His preferred stock investments are big cash-rich multinationals with dividends above the yields on five-year government bonds. Although he declined to identify specific companies, there are many household names, such as Johnson & Johnson or Procter & Gamble Co., with dividend yields of more than 3 per cent. Money-laden Microsoft Corp. is at 2.4 per cent.

"You're looking at some significant companies with massive amounts of cash on their balance sheets with dividends significantly" above the rates on Treasuries, Mr. Matthews observed.

He forecasts that many multinationals will be looking to put their cash to work by growing through acquisitions. Merger activity is "going to create a frenzy in the marketplace" and higher levels of initial public offerings are likely next year, he predicted.

Although Cantor Fitzgerald is a well-known Wall Street investment banker - one of the select 18 firms that act as primary dealers, or trading counterparties with the Federal Reserve Bank of New York - it is a relatively insignificant player on the Canadian market. It has a small Toronto office with only about 15 staff, but it could soon have more of a presence.

Mr. Matthews says Cantor is shopping for a Canadian broker dealer, although he declined to specify the market niche the firm was seeking or how large an acquisition it is contemplating.

But given Cantor's outlook for increased merger and IPO activity, it's possible the firm is preparing for an expanded role in natural resource deals, one of the hottest areas of the mergers and acquisition market.

"We're looking to grow pretty extensively" in the Canadian market, he said, adding that Canada is "a country with a tremendous amount of natural resources, an interesting play on a global basis."

In his investment outlook, Mr. Matthews said the odds of the U.S. slipping back into recession are remote, and he predicted the country will have an extended period of relatively subdued 2-per-cent to 3.5-per-cent growth "which is not the end of the world."

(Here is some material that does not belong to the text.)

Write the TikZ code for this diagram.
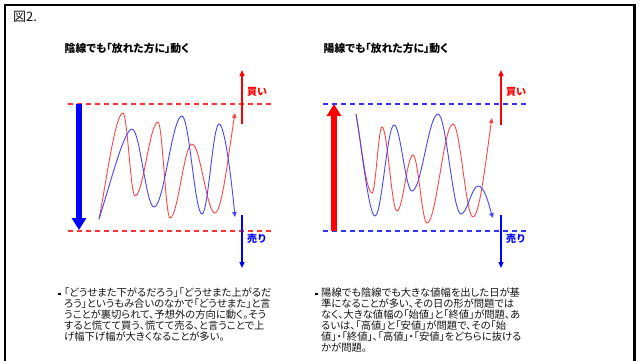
\documentclass[tikz,border=0pt]{standalone}
\usepackage{fontspec}
\setmainfont{Noto Sans CJK JP}
\newfontfamily\jpp[RawFeature=+palt]{Noto Sans CJK JP}
\usetikzlibrary{arrows.meta}
\definecolor{curvered}{RGB}{255,70,70}
\definecolor{curveblue}{RGB}{70,70,255}
\definecolor{dashred}{RGB}{255,50,50}
\definecolor{dashblue}{RGB}{50,50,255}
\definecolor{pured}{RGB}{255,0,0}
\definecolor{pureblue}{RGB}{0,0,255}
\definecolor{txt}{RGB}{20,20,20}
\begin{document}
\begin{tikzpicture}[x=1pt,y=-1pt,
  rcurve/.style={draw=curvered, line width=0.9pt, -{Triangle[length=5pt,width=4.5pt]}},
  bcurve/.style={draw=curveblue, line width=0.9pt, -{Triangle[length=5pt,width=4.5pt]}},
  rdash/.style={draw=dashred, line width=1.1pt, dash pattern=on 5pt off 4pt},
  bdash/.style={draw=dashblue, line width=1.1pt, dash pattern=on 5pt off 4pt},
  bigarrow/.style={line width=6pt, -{Triangle[length=12pt,width=14pt]}},
  thinarrow/.style={line width=1.2pt, -{Triangle[length=6pt,width=5pt]}},
  title/.style={font=\jpp\fontsize{10.8}{12}\selectfont\bfseries, text=black, inner sep=0pt},
  lbl/.style={font=\fontsize{10}{12}\selectfont\bfseries, inner sep=0pt, anchor=west},
  para/.style={font=\jpp\fontsize{10.3}{10.9}\selectfont, text=txt, inner sep=0pt, anchor=north west, align=left},
  bullet/.style={fill=black, minimum size=2.5pt, inner sep=0pt}
]
\useasboundingbox (0,0) rectangle (640,360);
\fill[white] (0,0) rectangle (640,360);
% frame
\draw[line width=2.3pt, line join=miter] (5,370) -- (5,5) -- (634.5,5) -- (634.5,370);
\node[anchor=west, inner sep=0pt, font=\fontsize{13}{15}\selectfont, text=txt] (fig) at (13,17) {図2.};

% ---------- left chart ----------
\node[title] (ltitle) at (127,48) {陰線でも「放れた方に」動く};
\coordinate (lt1) at (68,104); \coordinate (lt2) at (272,104);
\coordinate (lb1) at (68,231); \coordinate (lb2) at (272,231);
\draw[rdash] (lt1) -- (lt2);
\draw[rdash] (lb1) -- (lb2);
\coordinate (lbigS) at (79,104); \coordinate (lbigE) at (79,230);
\draw[bigarrow, pureblue] (lbigS) -- (lbigE);
\coordinate (lbuyS) at (242,124); \coordinate (lbuyE) at (242,70);
\draw[thinarrow, pured] (lbuyS) -- (lbuyE);
\coordinate (lsellS) at (242,215); \coordinate (lsellE) at (242,268);
\draw[thinarrow, pureblue] (lsellS) -- (lsellE);
\node[lbl, text=pured] (lbuy) at (247,92) {買い};
\node[lbl, text=pureblue] (lsell) at (247,239) {売り};
% red curve
\draw[rcurve] (99,219) .. controls (105,190) and (115,113) .. (123,113)
  .. controls (127.3,113) and (130.7,196) .. (135,196)
  .. controls (143.3,196) and (149.7,122) .. (158,122)
  .. controls (162.3,122) and (165.7,218) .. (170,218)
  .. controls (177.9,218) and (184.1,144) .. (192,144)
  .. controls (200.3,144) and (206.7,213) .. (215,213)
  .. controls (222,213) and (229,150) .. (235,113);
% blue curve
\draw[bcurve] (99,219) .. controls (110,185) and (124,129) .. (132,129)
  .. controls (140,129) and (146,207) .. (154,207)
  .. controls (164,207) and (172,116) .. (182,116)
  .. controls (189.2,116) and (194.8,214) .. (202,214)
  .. controls (208.1,214) and (212.9,124) .. (219,124)
  .. controls (225,124) and (232,185) .. (235,217);

% ---------- right chart ----------
\node[title] (rtitle) at (386,48) {陽線でも「放れた方に」動く};
\coordinate (rt1) at (323,104); \coordinate (rt2) at (526,104);
\coordinate (rb1) at (323,231); \coordinate (rb2) at (526,231);
\draw[bdash] (rt1) -- (rt2);
\draw[bdash] (rb1) -- (rb2);
\coordinate (rbigS) at (334,231); \coordinate (rbigE) at (334,104);
\draw[bigarrow, pured] (rbigS) -- (rbigE);
\coordinate (rbuyS) at (501,125); \coordinate (rbuyE) at (501,70);
\draw[thinarrow, pured] (rbuyS) -- (rbuyE);
\coordinate (rsellS) at (501,215); \coordinate (rsellE) at (501,268);
\draw[thinarrow, pureblue] (rsellS) -- (rsellE);
\node[lbl, text=pured] (rbuy) at (506,92) {買い};
\node[lbl, text=pureblue] (rsell) at (506,239) {売り};
% red curve
\draw[rcurve] (356,114) .. controls (361,140) and (366,193) .. (372,193)
  .. controls (375.6,193) and (378.4,127) .. (382,127)
  .. controls (387.4,127) and (391.6,211) .. (397,211)
  .. controls (402.8,211) and (407.2,155) .. (413,155)
  .. controls (418,155) and (422,223) .. (427,223)
  .. controls (436.4,223) and (443.6,124) .. (453,124)
  .. controls (460.2,124) and (465.8,217) .. (473,217)
  .. controls (480,217) and (487,150) .. (492,118);
% blue curve
\draw[bcurve] (356,114) .. controls (362,150) and (369,216) .. (375,216)
  .. controls (381.8,216) and (387.2,125) .. (394,125)
  .. controls (400.5,125) and (405.5,191) .. (412,191)
  .. controls (421.4,191) and (428.6,114) .. (438,114)
  .. controls (446.3,114) and (452.7,214) .. (461,214)
  .. controls (467.1,214) and (471.9,186) .. (478,186)
  .. controls (485,186) and (489,206) .. (493,218);

% ---------- texts ----------
\node[bullet] (lbul) at (59.5,294) {};
\node[para] (lpara) at (64,288) {「どうせまた下がるだろう」「どうせまた上がるだ\\ろう」というもみ合いのなかで「どうせまた」と言\\うことが裏切られて、予想外の方向に動く。そう\\すると慌てて買う、慌てて売る、と言うことで上\\げ幅下げ幅が大きくなることが多い。};
\node[bullet] (rbul) at (316.5,294) {};
\node[para] (rpara) at (321,288) {陽線でも陰線でも大きな値幅を出した日が基\\準になることが多い、その日の形が問題では\\なく、大きな値幅の「始値」と「終値」が問題、あ\\るいは、「高値」と「安値」が問題で、その「始\\値」・「終値」、「高値」・「安値」をどちらに抜ける\\かが問題。};
\end{tikzpicture}
\end{document}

Mr. Matthews said yields on 10-year U.S. Treasuries, now around 3.25 per cent, could rise to about 3.75 per cent. Because bond prices move inversely to interest rates, his view implies these securities will fall in value.

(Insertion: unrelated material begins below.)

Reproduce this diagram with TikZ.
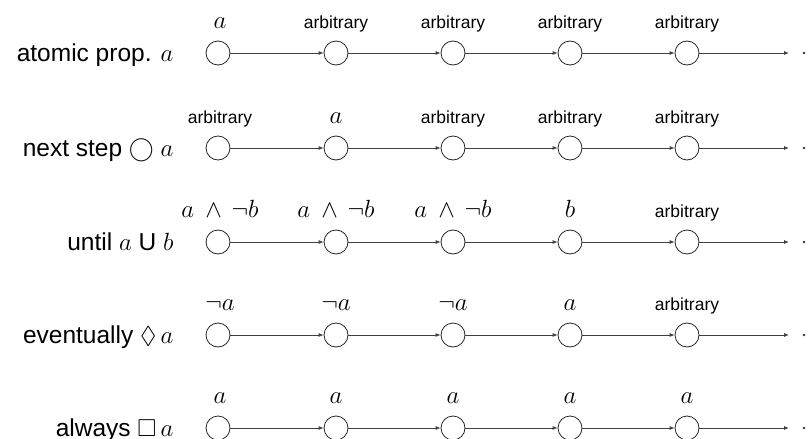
\documentclass[tikz,border=0pt]{standalone}
\usepackage{amssymb}
\usepackage{fontspec}
\setmainfont{Liberation Sans}
\usetikzlibrary{arrows.meta}
\newcommand{\arb}{{\fontsize{17.5}{20}\selectfont arbitrary}}
\newcommand{\anb}{$a\:\wedge\,\neg b$}
\tikzset{
 state/.style={circle,draw=black!85,line width=0.8pt,minimum size=24pt,inner sep=0pt},
 trans/.style={-{Latex[length=5pt,width=4pt]},draw=black!75,line width=0.8pt},
 toplab/.style={anchor=base,font=\fontsize{24}{28}\selectfont},
 rowlab/.style={anchor=base east,font=\fontsize{24.5}{28}\selectfont},
 dotnode/.style={circle,fill=black!80,minimum size=2.6pt,inner sep=0pt}
}
\newcommand{\staterow}[8]{%
 \node[rowlab] (lab#1) at (177,#2+8) {#3};
 \node[state] (s#1a) at (218,#2) {};
 \node[state] (s#1b) at (336,#2) {};
 \node[state] (s#1c) at (453,#2) {};
 \node[state] (s#1d) at (570,#2) {};
 \node[state] (s#1e) at (687,#2) {};
 \node[toplab] (t#1a) at (220,#2-25) {#4};
 \node[toplab] (t#1b) at (336,#2-25) {#5};
 \node[toplab] (t#1c) at (453,#2-25) {#6};
 \node[toplab] (t#1d) at (570,#2-25) {#7};
 \node[toplab] (t#1e) at (687,#2-25) {#8};
 \coordinate (e#1) at (789,#2);
 \node[dotnode] (d#1) at (804,#2) {};
 \draw[trans] (s#1a) -- (s#1b);
 \draw[trans] (s#1b) -- (s#1c);
 \draw[trans] (s#1c) -- (s#1d);
 \draw[trans] (s#1d) -- (s#1e);
 \draw[trans] (s#1e) -- (e#1);
}
\begin{document}
\begin{tikzpicture}[x=1pt,y=-1pt]
\useasboundingbox (0,0) rectangle (809,439);
\staterow{1}{53}{atomic prop. $a$}{$a$}{\arb}{\arb}{\arb}{\arb}
\staterow{2}{148}{next step $\bigcirc$ $a$}{\arb}{$a$}{\arb}{\arb}{\arb}
\staterow{3}{242}{until $a$ U $b$}{\anb}{\anb}{\anb}{$b$}{\arb}
\staterow{4}{335}{eventually $\Diamond\,a$}{$\neg a$}{$\neg a$}{$\neg a$}{$a$}{\arb}
\staterow{5}{428}{always $\Box\,a$}{$a$}{$a$}{$a$}{$a$}{$a$}
\end{tikzpicture}
\end{document}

Given his outlook for a modest rise in key interest rates and more stable economic conditions, he says high-yield corporate bonds will have better returns for investors than government securities and corporate bonds with high credit ratings.

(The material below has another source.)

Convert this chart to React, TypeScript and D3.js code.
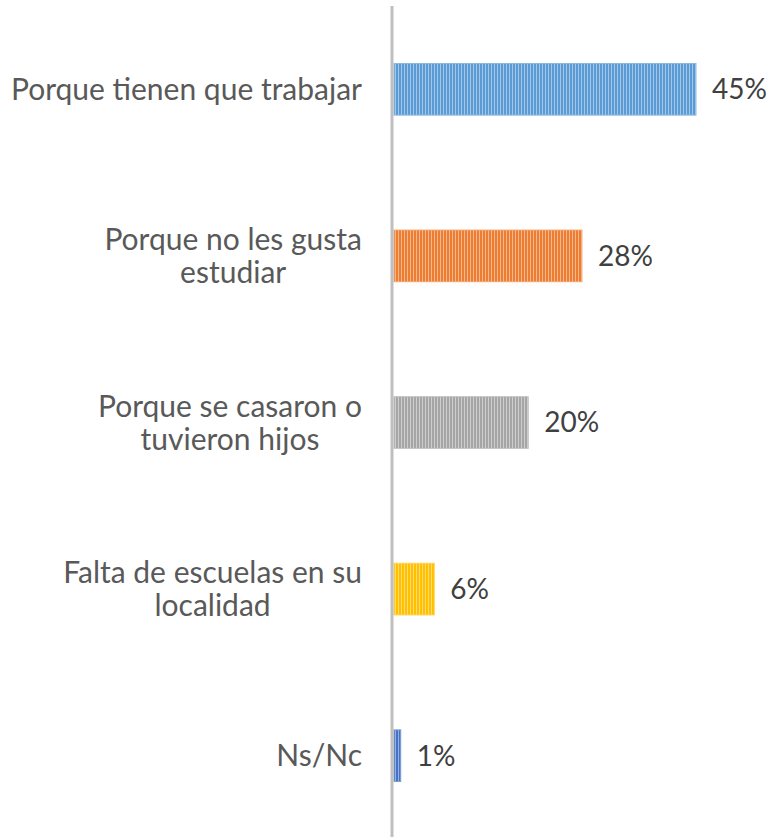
import * as d3 from 'd3'

const categories = [
  'Porque tienen que trabajar',
  'Porque no les gusta estudiar',
  'Porque se casaron o tuvieron hijos',
  'Falta de escuelas en su localidad',
  'Ns/Nc',
]
const labelLines = [
  ['Porque tienen que trabajar'],
  ['Porque no les gusta', 'estudiar'],
  ['Porque se casaron o', 'tuvieron hijos'],
  ['Falta de escuelas en su', 'localidad'],
  ['Ns/Nc'],
]
const values = [45, 28, 20, 6, 1]
const colors = ['#5B9BD5', '#ED7D31', '#A5A5A5', '#FFC000', '#4472C4']

const W = 769
const H = 837
const x0 = 394
const fontSize = 30
const font = "Lato, 'Noto Sans', sans-serif"

// measure text widths so multi-line labels can be centred on each other
const ctx = document.createElement('canvas').getContext('2d')!
ctx.font = `${fontSize}px Lato`
const measure = (s: string) => ctx.measureText(s).width

const App = () => {
  const y = d3.scaleBand<string>().domain(categories).range([6, 839]).paddingInner(0.69).paddingOuter(0.345)
  const x = d3.scaleLinear().domain([0, 45]).range([x0, 696])

  return (
    <svg width={W} height={H} style={{ position: 'absolute', left: 0, top: 0, background: '#fff' }}>
      <defs>
        {colors.map((c, i) => (
          <pattern key={i} id={`stripe${i}`} width={3} height={10} patternUnits="userSpaceOnUse">
            <rect width={3} height={10} fill={d3.interpolateRgb(c, '#fff')(0.45)} />
            <rect width={2} height={10} fill={c} />
          </pattern>
        ))}
      </defs>
      {categories.map((cat, i) => {
        const yy = y(cat)!
        const bw = y.bandwidth()
        const cy = yy + bw / 2
        const lines = labelLines[i]
        const maxW = d3.max(lines, measure)!
        const cx = 362 - maxW / 2
        return (
          <g key={cat}>
            <rect
              x={x0}
              y={yy}
              width={x(values[i]) - x0}
              height={bw}
              fill={`url(#stripe${i})`}
              stroke={d3.interpolateRgb(colors[i], '#fff')(0.3)}
              strokeWidth={1}
            />
            <text
              x={x(values[i]) + 16}
              y={cy}
              dy="0.35em"
              fontFamily={font}
              fontSize={28}
              fill="#404040"
            >
              {values[i]}%
            </text>
            {lines.map((l, j) => (
              <text
                key={j}
                x={cx}
                y={cy + (j - (lines.length - 1) / 2) * 33}
                dy="0.35em"
                textAnchor="middle"
                fontFamily={font}
                fontSize={fontSize}
                fill="#595959"
              >
                {l}
              </text>
            ))}
          </g>
        )
      })}
      <line x1={392} x2={392} y1={6} y2={H} stroke="#BFBFBF" strokeWidth={3} />
    </svg>
  )
}

export default App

The Federal Reserve Board's current $600-billion (U.S.) quantitative easing program isn't likely to be renewed when it expires at the end of next June because the recent deal between President Barack Obama and Congressional Republicans to extend tax cuts "adds a significant amount of stimulus into the economy."

Worries that the U.S., with its $1.2-trillion deficit, will experience a sovereign debt crisis similar to those in heavily indebted European nations, are overblown, according to Mr. Matthews.

He said countries like Greece and Ireland have total government debts that are larger in comparison to the size of their economies than the U.S.

The European countries have other problems as well. They don't have the ability to print their own money and have stagnating or shrinking economies, with fundamentals that are being worsened by their fiscal austerity programs. "They really don't have the tools to move their way out of their problems," he said.

The U.S., by contrast, can run monetary policy to benefit its economy, which is continuing to grow, making its debts more manageable.

On commodities, Mr. Matthews suggests a trade into agricultural products and out of metals like gold and silver that have recently been in the spotlight, hitting record highs for the yellow metal and 30-year highs for silver.

"I would be selling the precious metals and stores of value. I would be looking to food commodities on dips," he said.